Case ID: ad3d_123/html/0508-01.html
Source: Caselaw Access Project
Author: {"author": "", "license": "Public Domain", "url": "https://static.case.law/"}
Date Created: 2024-08-24T03:29:51.129683

Eloisa Hierro, Respondent, v New York City Housing Authority, Appellant.
    [998 NYS2d 365]
   Order, Supreme Court, Bronx County (Edgar G. Walker, J.), entered November 14, 2013, which denied defendant’s motion for summary judgment dismissing the complaint, unanimously reversed, on the law, without costs, and the motion granted. The Clerk is directed to enter judgment accordingly.

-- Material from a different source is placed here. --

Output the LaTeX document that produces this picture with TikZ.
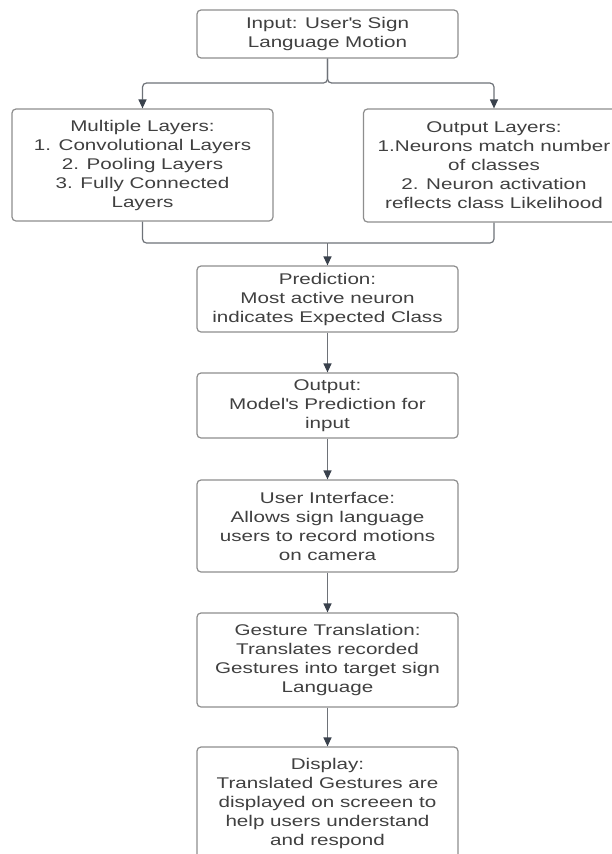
\documentclass[tikz,border=0pt]{standalone}
\usepackage{fontspec}
\setmainfont{Liberation Sans}[FakeStretch=1.33]
\usepackage{tikz}
\usetikzlibrary{arrows.meta}
\definecolor{fc-border}{HTML}{8E8E8E}
\definecolor{fc-text}{HTML}{404040}
\definecolor{fc-line}{HTML}{6E7278}
\definecolor{fc-arrow}{HTML}{39414C}

\begin{document}
\begin{tikzpicture}[x=1pt, y=-1pt,
    fcbox/.style={draw=fc-border, line width=1.2pt, rounded corners=4pt, text=fc-text, align=center,
        minimum width=261pt, inner sep=0pt, font=\fontsize{15.5}{19}\selectfont},
    fcline/.style={draw=fc-line, line width=1.2pt, rounded corners=4pt},
    fcarrow/.style={fcline, -{Triangle[width=8pt, length=9pt, color=fc-arrow]}}]
    \useasboundingbox (0,0) rectangle (612,854);
    \fill[white] (0,0) rectangle (612,854);
    % boxes
    \node[fcbox, minimum height=48pt] (in) at (327.5,34) {Input: User\textquotesingle s Sign\\Language Motion};
    \node[fcbox, minimum height=112pt] (layers) at (142.5,165) {Multiple Layers:\\1. Convolutional Layers\\2. Pooling Layers\\3. Fully Connected\\Layers};
    \node[fcbox, minimum height=113pt] (outl) at (494,165.5) {Output Layers:\\1.Neurons match number\\of classes\\2. Neuron activation\\reflects class Likelihood};
    \node[fcbox, minimum height=66pt] (pred) at (327.5,299) {Prediction:\\Most active neuron\\indicates Expected Class};
    \node[fcbox, minimum height=65pt] (outp) at (327.5,405.5) {Output:\\Model\textquotesingle s Prediction for\\input};
    \node[fcbox, minimum height=92pt] (ui) at (327.5,526) {User Interface:\\Allows sign language\\users to record motions\\on camera};
    \node[fcbox, minimum height=94pt] (gest) at (327.5,660) {Gesture Translation:\\Translates recorded\\Gestures into target sign\\Language};
    \node[fcbox, minimum height=112pt] (disp) at (327.5,803) {Display:\\Translated Gestures are\\displayed on screeen to\\help users understand\\and respond};
    % split and merge
    \coordinate (split) at (327.5,83);
    \coordinate (merge) at (327.5,243);
    \draw[fcarrow] (in.south) -- (split) -| (layers.north);
    \draw[fcarrow] (in.south) -- (split) -| (outl.north);
    \draw[fcline] (layers.south) |- (merge);
    \draw[fcline] (outl.south) |- (merge);
    \draw[fcarrow] (merge) -- (pred.north);
    % chain
    \draw[fcarrow] (pred) -- (outp);
    \draw[fcarrow] (outp) -- (ui);
    \draw[fcarrow] (ui) -- (gest);
    \draw[fcarrow] (gest) -- (disp);
\end{tikzpicture}
\end{document}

A landlord has a common-law duty to take minimal precautions to protect tenants from a third party’s foreseeable criminal conduct (Burgos v Aqueduct Realty Corp., 92 NY2d 544, 548 [1998]). In order to recover damages, a tenant must establish that the landlord’s negligent conduct was a proximate cause of the injury (id.). Where a plaintiff alleges that a criminal attack in a building was proximately caused by a landlord’s failure to provide adequate security, “[the] plaintiff can recover only if the assailant was an intruder” (id. at 551). “To defeat a motion for summary judgment, a plaintiff need not conclusively establish that the assailants were intruders, but must raise triable issues of fact as to whether it was more likely than not that the assailants were intruders who gained access to the premises through the negligently-maintained entrance” (Chunn v New York City Hous. Auth., 83 AD3d 416, 417 [1st Dept 2011]). Applying these principles, no triable issue of fact exists here because there is no evidence from which a jury could conclude, without pure speculation, that the assailants were intruders, as opposed to tenants or invitees.

Concur — Mazzarelli, J.P., Sweeny, Moskowitz, Richter and Feinman, JJ.